A line counts if it contains the word "this" at least once. State how many such lines the records contain, giving the number alone.
-- start of Dataset content --
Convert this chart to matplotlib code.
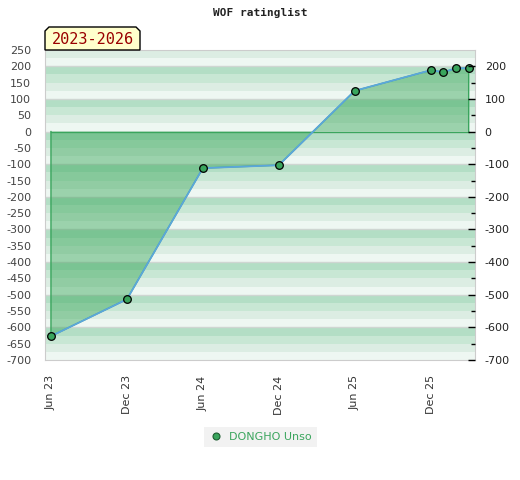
-- end of Dataset content --
-- start of Dataset content --
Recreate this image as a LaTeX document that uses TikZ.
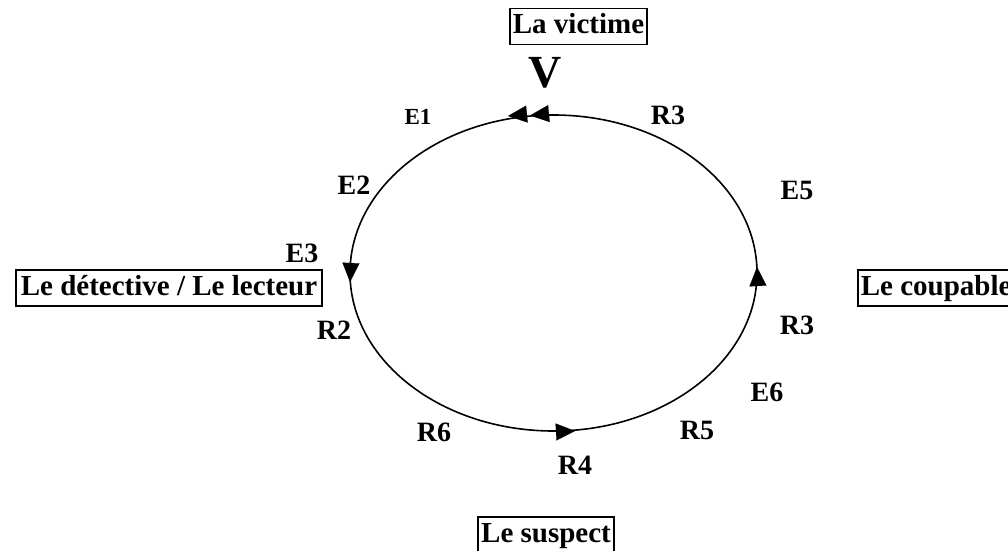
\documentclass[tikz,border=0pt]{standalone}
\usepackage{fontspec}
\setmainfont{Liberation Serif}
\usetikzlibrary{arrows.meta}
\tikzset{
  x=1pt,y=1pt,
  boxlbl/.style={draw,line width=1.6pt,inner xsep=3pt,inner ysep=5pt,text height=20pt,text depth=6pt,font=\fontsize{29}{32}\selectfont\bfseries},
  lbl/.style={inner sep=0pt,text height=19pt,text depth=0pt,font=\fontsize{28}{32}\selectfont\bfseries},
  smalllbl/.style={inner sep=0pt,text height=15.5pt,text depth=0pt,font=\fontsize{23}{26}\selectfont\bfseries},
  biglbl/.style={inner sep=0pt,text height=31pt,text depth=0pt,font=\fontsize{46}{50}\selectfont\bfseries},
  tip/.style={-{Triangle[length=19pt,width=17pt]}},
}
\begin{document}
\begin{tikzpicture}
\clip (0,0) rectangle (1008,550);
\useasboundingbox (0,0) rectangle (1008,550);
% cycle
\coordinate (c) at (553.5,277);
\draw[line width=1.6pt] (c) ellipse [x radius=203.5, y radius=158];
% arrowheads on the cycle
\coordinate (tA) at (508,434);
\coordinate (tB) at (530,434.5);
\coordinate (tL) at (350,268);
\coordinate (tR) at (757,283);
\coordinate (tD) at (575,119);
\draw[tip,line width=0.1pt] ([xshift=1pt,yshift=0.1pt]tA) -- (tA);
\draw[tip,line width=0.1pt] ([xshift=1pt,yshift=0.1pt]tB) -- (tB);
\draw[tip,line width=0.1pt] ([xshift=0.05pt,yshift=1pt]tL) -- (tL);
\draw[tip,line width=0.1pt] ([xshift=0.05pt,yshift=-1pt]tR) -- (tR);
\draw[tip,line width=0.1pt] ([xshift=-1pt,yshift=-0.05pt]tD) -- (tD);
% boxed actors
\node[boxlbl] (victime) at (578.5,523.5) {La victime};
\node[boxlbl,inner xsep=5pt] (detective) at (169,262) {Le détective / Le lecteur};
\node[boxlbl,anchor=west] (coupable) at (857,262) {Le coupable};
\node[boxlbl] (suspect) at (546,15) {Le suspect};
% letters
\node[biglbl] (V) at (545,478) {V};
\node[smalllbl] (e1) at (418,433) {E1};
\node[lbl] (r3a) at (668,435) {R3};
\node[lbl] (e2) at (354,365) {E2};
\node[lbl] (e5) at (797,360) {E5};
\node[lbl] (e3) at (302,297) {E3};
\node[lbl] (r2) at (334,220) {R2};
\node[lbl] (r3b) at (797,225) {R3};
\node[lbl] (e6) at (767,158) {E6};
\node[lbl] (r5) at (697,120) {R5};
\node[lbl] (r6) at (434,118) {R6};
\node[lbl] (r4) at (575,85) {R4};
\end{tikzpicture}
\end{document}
-- end of Dataset content --
▶ **Exercise output**
2